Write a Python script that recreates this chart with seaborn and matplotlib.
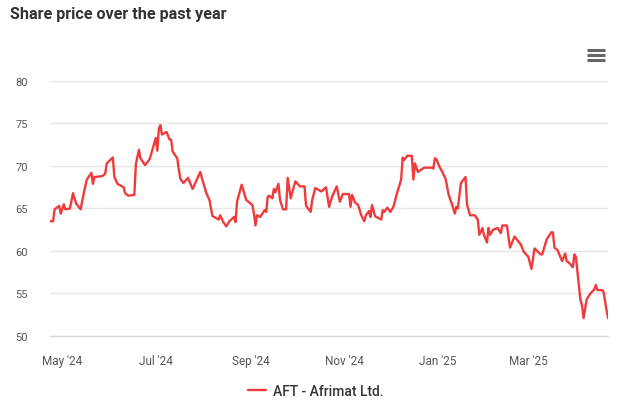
import pandas as pd
import matplotlib
matplotlib.use("Agg")
import matplotlib.pyplot as plt
import matplotlib.dates as mdates
from matplotlib.lines import Line2D
import seaborn as sns

# -----------------------------
# DATA
# -----------------------------
dates = [
    "2024-04-23", "2024-04-25", "2024-04-26", "2024-04-29", "2024-04-30",
    "2024-05-02", "2024-05-03", "2024-05-06", "2024-05-08", "2024-05-10",
    "2024-05-13", "2024-05-15", "2024-05-17", "2024-05-20", "2024-05-21",
    "2024-05-22", "2024-05-27", "2024-05-29", "2024-05-30", "2024-06-03",
    "2024-06-04", "2024-06-06", "2024-06-10", "2024-06-11", "2024-06-13",
    "2024-06-17", "2024-06-18", "2024-06-20", "2024-06-21", "2024-06-24",
    "2024-06-27", "2024-07-01", "2024-07-02", "2024-07-03", "2024-07-04",
    "2024-07-05", "2024-07-08", "2024-07-10", "2024-07-11", "2024-07-12",
    "2024-07-15", "2024-07-16", "2024-07-17", "2024-07-19", "2024-07-22",
    "2024-07-25", "2024-07-30", "2024-08-01", "2024-08-03", "2024-08-05",
    "2024-08-06", "2024-08-07", "2024-08-11", "2024-08-12", "2024-08-14",
    "2024-08-16", "2024-08-18", "2024-08-21", "2024-08-22", "2024-08-23",
    "2024-08-26", "2024-08-29", "2024-09-02", "2024-09-03", "2024-09-04",
    "2024-09-05", "2024-09-07", "2024-09-10", "2024-09-11", "2024-09-12",
    "2024-09-13", "2024-09-15", "2024-09-16", "2024-09-17", "2024-09-19",
    "2024-09-20", "2024-09-22", "2024-09-24", "2024-09-25", "2024-09-27",
    "2024-09-30", "2024-10-03", "2024-10-06", "2024-10-07", "2024-10-10",
    "2024-10-11", "2024-10-13", "2024-10-15", "2024-10-17", "2024-10-20",
    "2024-10-22", "2024-10-24", "2024-10-27", "2024-10-29", "2024-10-31",
    "2024-11-04", "2024-11-05", "2024-11-06", "2024-11-08", "2024-11-10",
    "2024-11-12", "2024-11-14", "2024-11-15", "2024-11-17", "2024-11-18",
    "2024-11-19", "2024-11-21", "2024-11-25", "2024-11-26", "2024-11-27",
    "2024-11-29", "2024-12-01", "2024-12-03", "2024-12-05", "2024-12-08",
    "2024-12-09", "2024-12-10", "2024-12-12", "2024-12-15", "2024-12-16",
    "2024-12-17", "2024-12-19", "2024-12-23", "2024-12-28", "2024-12-29",
    "2024-12-30", "2024-12-31", "2025-01-02", "2025-01-03", "2025-01-06",
    "2025-01-08", "2025-01-10", "2025-01-12", "2025-01-13", "2025-01-14",
    "2025-01-16", "2025-01-19", "2025-01-20", "2025-01-22", "2025-01-25",
    "2025-01-27", "2025-01-28", "2025-01-30", "2025-01-31", "2025-02-02",
    "2025-02-03", "2025-02-04", "2025-02-06", "2025-02-09", "2025-02-11",
    "2025-02-12", "2025-02-15", "2025-02-17", "2025-02-20", "2025-02-23",
    "2025-02-24", "2025-02-26", "2025-03-01", "2025-03-03", "2025-03-05",
    "2025-03-09", "2025-03-10", "2025-03-13", "2025-03-16", "2025-03-17",
    "2025-03-18", "2025-03-20", "2025-03-23", "2025-03-25", "2025-03-26",
    "2025-03-27", "2025-03-30", "2025-03-31", "2025-04-01", "2025-04-03",
    "2025-04-04", "2025-04-05", "2025-04-06", "2025-04-08", "2025-04-10",
    "2025-04-13", "2025-04-14", "2025-04-15", "2025-04-18", "2025-04-19",
    "2025-04-21", "2025-04-22",
]

prices = [
    63.5, 63.5, 64.9, 65.3, 64.4,
    65.5, 64.9, 65.0, 66.8, 65.6,
    64.9, 66.8, 68.4, 69.2, 67.9,
    68.7, 68.8, 69.1, 70.3, 71.0,
    68.7, 67.9, 67.5, 66.8, 66.5,
    66.6, 70.2, 71.9, 70.9, 70.1,
    70.8, 73.3, 71.8, 74.4, 74.8,
    73.7, 74.0, 73.1, 73.1, 71.7,
    70.9, 69.6, 68.5, 68.0, 68.6,
    67.3, 69.3, 68.0, 66.8, 66.0,
    65.0, 64.1, 63.7, 64.2, 63.4,
    62.9, 63.5, 64.0, 63.4, 65.8,
    67.8, 66.0, 65.4, 64.4, 63.0,
    64.2, 64.0, 64.8, 64.6, 66.4,
    66.5, 66.2, 67.3, 66.9, 67.9,
    66.0, 64.9, 64.9, 68.6, 66.2,
    68.2, 67.6, 67.6, 65.3, 64.6,
    66.0, 67.4, 67.2, 67.0, 67.5,
    65.2, 66.4, 67.6, 65.8, 66.7,
    66.7, 65.2, 66.6, 65.7, 65.4,
    64.2, 63.5, 64.2, 64.7, 64.0,
    65.4, 64.1, 63.7, 64.8, 64.6,
    65.1, 64.6, 65.2, 66.6, 68.4,
    71.0, 70.7, 71.2, 71.2, 68.4,
    70.3, 69.3, 69.8, 69.8, 69.7,
    70.9, 70.8, 69.9, 69.6, 68.5,
    66.6, 65.6, 64.4, 65.2, 65.0,
    68.0, 68.7, 65.4, 64.2, 64.2,
    63.7, 61.9, 62.7, 61.9, 61.0,
    62.7, 61.9, 62.5, 62.7, 62.1,
    63.0, 63.0, 60.4, 61.7, 61.0,
    60.8, 59.9, 59.3, 57.9, 60.3,
    59.6, 59.6, 61.4, 62.2, 62.2,
    60.4, 60.1, 58.8, 59.7, 58.8,
    58.7, 58.1, 59.6, 59.3, 55.8,
    54.2, 53.6, 52.1, 54.3, 54.9,
    55.5, 56.0, 55.4, 55.4, 55.2,
    53.0, 52.1,
]

series_name = "AFT - Afrimat Ltd."
y_ticks = [50, 55, 60, 65, 70, 75, 80]
x_ticks = ["2024-05-01", "2024-07-01", "2024-09-01", "2024-11-01", "2025-01-01", "2025-03-01"]

df = pd.DataFrame({"Date": pd.to_datetime(dates), "Price": prices, "Series": series_name})

# -----------------------------
# PLOT
# -----------------------------
sns.set_theme(style="white")
plt.rcParams['font.family'] = ['Roboto', 'DejaVu Sans']

line_color = "#ef3b3b"
grid_color = "#e6e6e6"
label_color = "#555555"

fig = plt.figure(figsize=(6.25, 4.14), dpi=100)
ax = fig.add_axes([0.08, 0.186, 0.893, 0.616])

sns.lineplot(data=df, x="Date", y="Price", color=line_color, linewidth=1.7, ax=ax, legend=False)

ax.set_ylim(50, 80)
ax.set_xlim(df["Date"].min(), df["Date"].max())
ax.set_yticks(y_ticks)
ax.set_xticks(pd.to_datetime(x_ticks))
ax.xaxis.set_major_formatter(mdates.DateFormatter("%b '%y"))

ax.grid(axis="y", color=grid_color, linewidth=1)
ax.grid(axis="x", visible=False)
ax.set_axisbelow(True)
for side in ["top", "right", "left"]:
    ax.spines[side].set_visible(False)
ax.spines["bottom"].set_color("#d8d8d8")
ax.spines["bottom"].set_linewidth(1)

ax.tick_params(axis="x", colors="#d8d8d8", length=8, width=1, labelcolor=label_color,
               labelsize=8.5, pad=5)
ax.tick_params(axis="y", length=0, labelcolor=label_color, labelsize=8, pad=16)
ax.set_xlabel("")
ax.set_ylabel("")

# title
fig.text(0.016, 0.966, "Share price over the past year", fontsize=11.6, fontweight="bold",
         color="#333333", ha="left", va="center")

# hamburger menu icon
for yy in [50.7, 55.7, 60.7]:
    fig.add_artist(Line2D([587 / 625, 605 / 625], [1 - yy / 414, 1 - yy / 414],
                          color="#666666", linewidth=2.2, solid_capstyle="butt"))

# legend
handle = Line2D([], [], color=line_color, linewidth=1.7)
fig.legend([handle], [series_name], loc="center", bbox_to_anchor=(0.505, 0.053),
           frameon=False, fontsize=10, handlelength=1.3, handletextpad=0.5,
           labelcolor="#333333", prop={"weight": "medium", "size": 10})

plt.savefig("out.png", dpi=100)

-------

Return only the lines running from the top of the data to the line that holds "import seaborn as sns". Include both of those lines, but skip the pictures.

Write a Python script that recreates this chart with seaborn and matplotlib.
import pandas as pd
import matplotlib
matplotlib.use("Agg")
import matplotlib.pyplot as plt
import matplotlib.dates as mdates
from matplotlib.lines import Line2D
import seaborn as sns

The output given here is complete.